Benjamin Kwasa grew up in Nairobi, Kenya, where he studied aviation technology at Maseno School, one of the three high schools in the country to offer the subject. When it was time for him to decide whether to go to college, his parents challenged him to maximize on the foundation his high school education had provided. As it turned out, Aerospace Engineering at Iowa State University was the beginning of that journey.
Once a Cyclone, Kwasa joined the ISU Men’s Rugby Club, which he says made him feel right at home. His time with the rugby club cultivated a culture of hard work and perseverance that carried over to his academics.
As Kwasa finished his undergrad at Iowa State, he began looking for graduate programs around the country and was encouraged to look into the research being done here by Christina Bloebaum, Dennis and Rebecca Muilenburg Professor of Aerospace Engineering and director of graduate education.
Kwasa met with Bloebaum several times during his last semester, discussing his interests and her work. He realized it was exactly what he wanted to do, and when he was accepted to do his Ph.D. at Iowa State, he chose to stay. He has now been at the university for six years.
The research he does involves integrating organization design with value-driven design for systems design. “I am trying to incorporate organizational structure design in how we make large-scale, complex engineered systems,” said Kwasa.
Engineers know the physical aspect of designing a project and the science behind how it works, but Kwasa’s research is something engineers haven’t explored as much. They’re looking at the best ways to set up teams, organizations and individuals that will work on the same large project.
“If we actually understand all the details and intricacies that go into designing these systems, we should then be able to understand or figure out the best way to arrange these teams and people working on different things,” he explained.
It’s all about productivity: save time, money and manpower to make an elegant design, which Kwasa said is meant to do four things.

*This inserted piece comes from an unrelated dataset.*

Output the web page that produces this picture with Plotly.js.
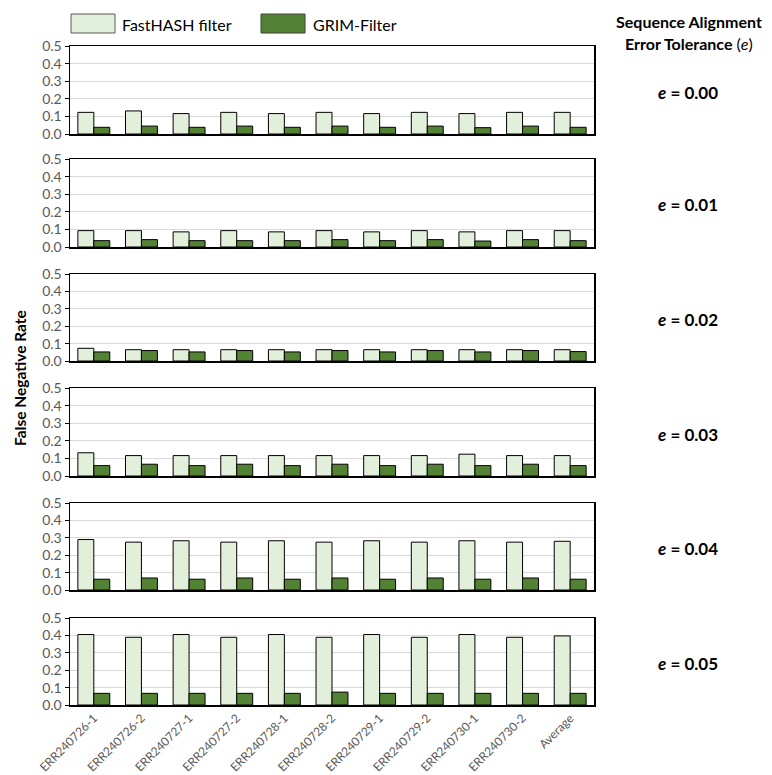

An elegant design is meant to do what it’s supposed to do, be efficient at what it’s supposed to do, minimize the number of unintended consequences and finally, be relatively insensitive to unwanted changes in its operational environment.
And Kwasa’s work in systems design is a big step toward that.
He said the approach they are using involves merging disciplines such as multidisciplinary design optimization, value-driven design and organization design. At a basic level, the work is a step in the evolution of systems engineering.
Bringing in a systems perspective to projects is something Kwasa sees himself continuing in the future.
What Kwasa really wants to do after graduation is be helpful and productive—grant others the same, if not better, opportunities as he has been furnished. He said he doesn’t have it all planned out right now; Kwasa is open to doing almost anything—and with a degree from Iowa State University, he can.